■ **What you should do**
Show each line from the listing that includes the word "draw".

■ **Information provided**
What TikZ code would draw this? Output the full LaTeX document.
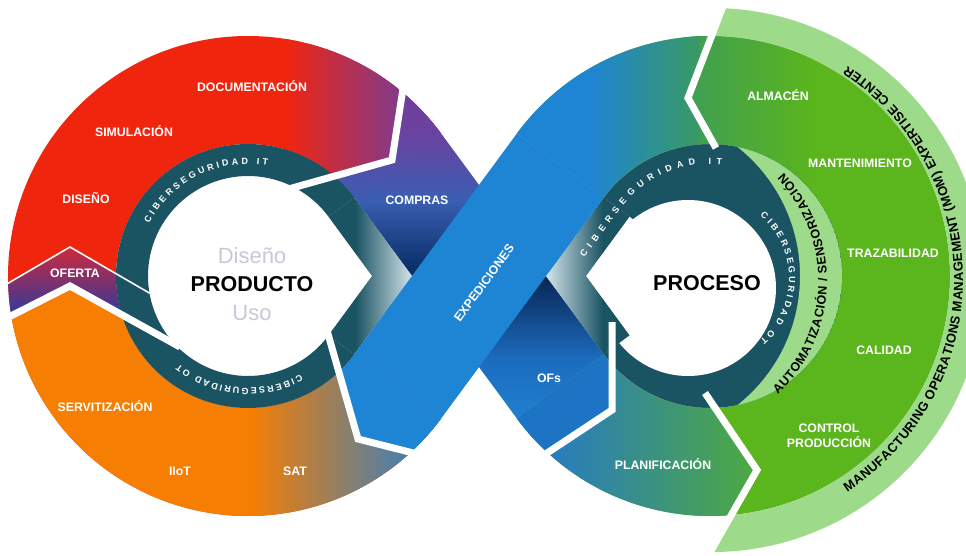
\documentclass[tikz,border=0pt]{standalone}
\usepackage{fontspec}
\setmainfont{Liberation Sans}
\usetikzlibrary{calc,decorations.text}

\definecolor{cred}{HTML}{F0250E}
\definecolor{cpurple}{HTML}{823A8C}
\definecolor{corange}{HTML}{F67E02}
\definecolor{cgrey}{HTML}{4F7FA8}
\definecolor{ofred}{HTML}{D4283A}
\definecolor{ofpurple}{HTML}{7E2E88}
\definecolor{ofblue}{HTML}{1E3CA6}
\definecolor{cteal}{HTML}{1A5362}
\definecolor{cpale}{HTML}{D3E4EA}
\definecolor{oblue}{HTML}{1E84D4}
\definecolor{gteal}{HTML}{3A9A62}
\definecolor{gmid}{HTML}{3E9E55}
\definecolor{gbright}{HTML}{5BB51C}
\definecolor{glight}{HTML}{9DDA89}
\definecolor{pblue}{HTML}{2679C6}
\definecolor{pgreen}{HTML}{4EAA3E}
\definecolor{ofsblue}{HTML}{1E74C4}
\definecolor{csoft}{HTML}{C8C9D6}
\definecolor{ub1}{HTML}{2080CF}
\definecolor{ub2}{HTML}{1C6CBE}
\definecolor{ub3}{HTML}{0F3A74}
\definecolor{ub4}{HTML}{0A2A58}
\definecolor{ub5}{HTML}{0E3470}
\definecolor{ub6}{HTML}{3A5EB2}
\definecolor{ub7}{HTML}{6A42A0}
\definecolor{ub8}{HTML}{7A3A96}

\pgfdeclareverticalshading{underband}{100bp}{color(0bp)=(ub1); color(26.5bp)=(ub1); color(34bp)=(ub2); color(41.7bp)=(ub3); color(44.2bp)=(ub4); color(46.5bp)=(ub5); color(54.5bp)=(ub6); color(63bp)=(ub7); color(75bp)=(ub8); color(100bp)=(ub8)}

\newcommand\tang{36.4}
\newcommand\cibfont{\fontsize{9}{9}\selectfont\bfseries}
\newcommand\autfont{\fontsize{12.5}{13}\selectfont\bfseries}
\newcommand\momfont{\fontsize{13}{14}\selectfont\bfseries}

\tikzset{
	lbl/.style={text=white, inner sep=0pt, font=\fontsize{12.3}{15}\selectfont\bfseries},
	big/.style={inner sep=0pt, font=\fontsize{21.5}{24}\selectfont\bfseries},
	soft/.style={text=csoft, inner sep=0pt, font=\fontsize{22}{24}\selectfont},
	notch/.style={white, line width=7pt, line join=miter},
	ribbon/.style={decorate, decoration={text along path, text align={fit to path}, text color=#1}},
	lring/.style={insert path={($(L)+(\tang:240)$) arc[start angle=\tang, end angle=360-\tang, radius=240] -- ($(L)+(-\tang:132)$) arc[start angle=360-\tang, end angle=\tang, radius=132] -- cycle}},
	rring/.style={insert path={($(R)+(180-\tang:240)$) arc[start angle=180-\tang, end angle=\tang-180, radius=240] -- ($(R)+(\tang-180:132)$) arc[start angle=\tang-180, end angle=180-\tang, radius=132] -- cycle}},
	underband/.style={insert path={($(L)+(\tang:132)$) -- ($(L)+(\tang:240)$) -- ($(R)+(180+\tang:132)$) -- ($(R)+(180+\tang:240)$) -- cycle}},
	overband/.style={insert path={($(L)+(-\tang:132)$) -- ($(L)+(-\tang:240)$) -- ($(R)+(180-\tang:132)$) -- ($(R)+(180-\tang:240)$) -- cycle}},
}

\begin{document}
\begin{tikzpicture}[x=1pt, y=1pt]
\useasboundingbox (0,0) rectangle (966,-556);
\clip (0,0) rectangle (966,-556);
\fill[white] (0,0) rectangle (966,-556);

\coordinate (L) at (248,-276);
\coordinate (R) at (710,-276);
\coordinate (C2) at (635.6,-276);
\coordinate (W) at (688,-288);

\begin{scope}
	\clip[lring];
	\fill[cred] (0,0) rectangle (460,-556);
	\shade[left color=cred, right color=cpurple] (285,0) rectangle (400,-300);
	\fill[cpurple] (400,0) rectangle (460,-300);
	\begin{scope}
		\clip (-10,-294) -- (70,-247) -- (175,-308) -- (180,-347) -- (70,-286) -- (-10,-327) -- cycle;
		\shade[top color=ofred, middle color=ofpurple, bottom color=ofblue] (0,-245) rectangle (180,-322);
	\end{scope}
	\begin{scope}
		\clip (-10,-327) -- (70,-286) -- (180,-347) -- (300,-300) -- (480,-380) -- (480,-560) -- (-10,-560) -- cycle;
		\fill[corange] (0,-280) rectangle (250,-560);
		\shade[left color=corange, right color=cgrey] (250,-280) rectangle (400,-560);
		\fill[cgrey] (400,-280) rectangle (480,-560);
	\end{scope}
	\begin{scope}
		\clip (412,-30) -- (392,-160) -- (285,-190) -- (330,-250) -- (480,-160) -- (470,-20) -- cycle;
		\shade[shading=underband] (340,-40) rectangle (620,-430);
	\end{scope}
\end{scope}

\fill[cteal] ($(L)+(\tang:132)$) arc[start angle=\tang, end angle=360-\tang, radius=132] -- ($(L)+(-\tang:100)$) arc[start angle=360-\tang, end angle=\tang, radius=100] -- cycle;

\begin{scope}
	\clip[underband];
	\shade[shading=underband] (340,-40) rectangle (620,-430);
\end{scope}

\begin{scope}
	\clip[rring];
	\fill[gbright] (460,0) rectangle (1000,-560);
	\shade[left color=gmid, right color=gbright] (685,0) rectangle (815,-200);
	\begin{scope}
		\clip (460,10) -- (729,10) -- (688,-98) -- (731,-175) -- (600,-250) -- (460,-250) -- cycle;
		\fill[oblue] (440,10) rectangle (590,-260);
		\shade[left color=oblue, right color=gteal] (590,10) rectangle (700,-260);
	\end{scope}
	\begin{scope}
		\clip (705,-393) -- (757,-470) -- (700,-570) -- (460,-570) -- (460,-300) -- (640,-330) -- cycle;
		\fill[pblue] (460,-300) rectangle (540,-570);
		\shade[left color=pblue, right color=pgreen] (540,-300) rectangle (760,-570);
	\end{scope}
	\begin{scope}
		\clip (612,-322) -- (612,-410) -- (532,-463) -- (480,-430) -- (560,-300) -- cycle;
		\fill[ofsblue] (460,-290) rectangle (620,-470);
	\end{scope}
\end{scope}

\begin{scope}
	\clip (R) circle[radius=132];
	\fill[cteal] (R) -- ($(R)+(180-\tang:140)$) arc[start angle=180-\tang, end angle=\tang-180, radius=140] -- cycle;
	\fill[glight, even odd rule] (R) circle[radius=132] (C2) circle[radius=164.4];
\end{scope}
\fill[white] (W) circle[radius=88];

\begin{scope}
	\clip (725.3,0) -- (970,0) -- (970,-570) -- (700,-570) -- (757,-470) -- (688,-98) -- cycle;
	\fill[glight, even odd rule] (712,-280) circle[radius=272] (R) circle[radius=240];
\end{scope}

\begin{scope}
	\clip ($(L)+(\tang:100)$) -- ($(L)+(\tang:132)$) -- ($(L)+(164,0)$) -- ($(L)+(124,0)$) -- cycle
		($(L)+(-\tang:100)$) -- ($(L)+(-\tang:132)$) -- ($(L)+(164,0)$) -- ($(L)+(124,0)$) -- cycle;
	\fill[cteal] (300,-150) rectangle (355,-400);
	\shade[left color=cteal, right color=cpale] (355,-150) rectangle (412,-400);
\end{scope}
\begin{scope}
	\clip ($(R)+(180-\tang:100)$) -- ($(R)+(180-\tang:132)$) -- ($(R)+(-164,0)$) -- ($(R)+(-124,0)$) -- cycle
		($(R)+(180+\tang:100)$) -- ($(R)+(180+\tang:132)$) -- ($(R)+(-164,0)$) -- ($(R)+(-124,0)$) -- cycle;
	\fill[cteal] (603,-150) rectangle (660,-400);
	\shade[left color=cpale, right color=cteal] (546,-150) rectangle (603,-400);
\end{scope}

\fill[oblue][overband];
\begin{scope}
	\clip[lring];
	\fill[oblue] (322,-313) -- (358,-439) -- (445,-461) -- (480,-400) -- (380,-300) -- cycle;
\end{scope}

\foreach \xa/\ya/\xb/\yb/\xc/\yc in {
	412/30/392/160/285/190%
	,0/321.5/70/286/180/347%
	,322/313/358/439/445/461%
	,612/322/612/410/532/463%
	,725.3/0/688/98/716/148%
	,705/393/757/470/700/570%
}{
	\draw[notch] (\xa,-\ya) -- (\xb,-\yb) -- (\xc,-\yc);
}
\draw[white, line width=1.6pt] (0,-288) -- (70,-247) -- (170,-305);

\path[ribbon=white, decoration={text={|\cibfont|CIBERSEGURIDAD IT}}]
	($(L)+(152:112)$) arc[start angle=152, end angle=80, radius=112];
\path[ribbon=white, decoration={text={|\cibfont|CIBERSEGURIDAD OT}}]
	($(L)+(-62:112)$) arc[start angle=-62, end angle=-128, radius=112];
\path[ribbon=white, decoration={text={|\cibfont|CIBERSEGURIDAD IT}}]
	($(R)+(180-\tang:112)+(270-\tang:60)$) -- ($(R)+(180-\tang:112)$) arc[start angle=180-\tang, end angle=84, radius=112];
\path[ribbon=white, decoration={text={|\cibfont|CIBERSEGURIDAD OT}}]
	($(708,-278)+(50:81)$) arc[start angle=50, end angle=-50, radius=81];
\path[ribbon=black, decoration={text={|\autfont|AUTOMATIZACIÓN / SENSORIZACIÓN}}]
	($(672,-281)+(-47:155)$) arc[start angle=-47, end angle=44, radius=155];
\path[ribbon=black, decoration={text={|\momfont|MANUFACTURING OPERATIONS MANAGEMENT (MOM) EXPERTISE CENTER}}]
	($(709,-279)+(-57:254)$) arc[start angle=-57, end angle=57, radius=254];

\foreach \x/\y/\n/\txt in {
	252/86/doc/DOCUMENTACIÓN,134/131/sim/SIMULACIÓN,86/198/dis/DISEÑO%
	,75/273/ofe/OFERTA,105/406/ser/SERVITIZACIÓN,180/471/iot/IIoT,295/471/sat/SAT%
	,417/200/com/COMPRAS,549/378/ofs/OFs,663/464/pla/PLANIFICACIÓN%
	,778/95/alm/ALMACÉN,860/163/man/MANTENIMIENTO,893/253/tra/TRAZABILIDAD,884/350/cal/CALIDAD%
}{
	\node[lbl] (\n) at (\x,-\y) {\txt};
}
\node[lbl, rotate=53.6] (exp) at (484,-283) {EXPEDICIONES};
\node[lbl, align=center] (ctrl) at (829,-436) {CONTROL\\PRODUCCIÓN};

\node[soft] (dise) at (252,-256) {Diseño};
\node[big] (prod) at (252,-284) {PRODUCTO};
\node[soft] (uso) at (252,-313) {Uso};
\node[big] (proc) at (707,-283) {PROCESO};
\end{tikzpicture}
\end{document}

■ **In response**
What TikZ code would draw this? Output the full LaTeX document.
	\draw[notch] (\xa,-\ya) -- (\xb,-\yb) -- (\xc,-\yc);
\draw[white, line width=1.6pt] (0,-288) -- (70,-247) -- (170,-305);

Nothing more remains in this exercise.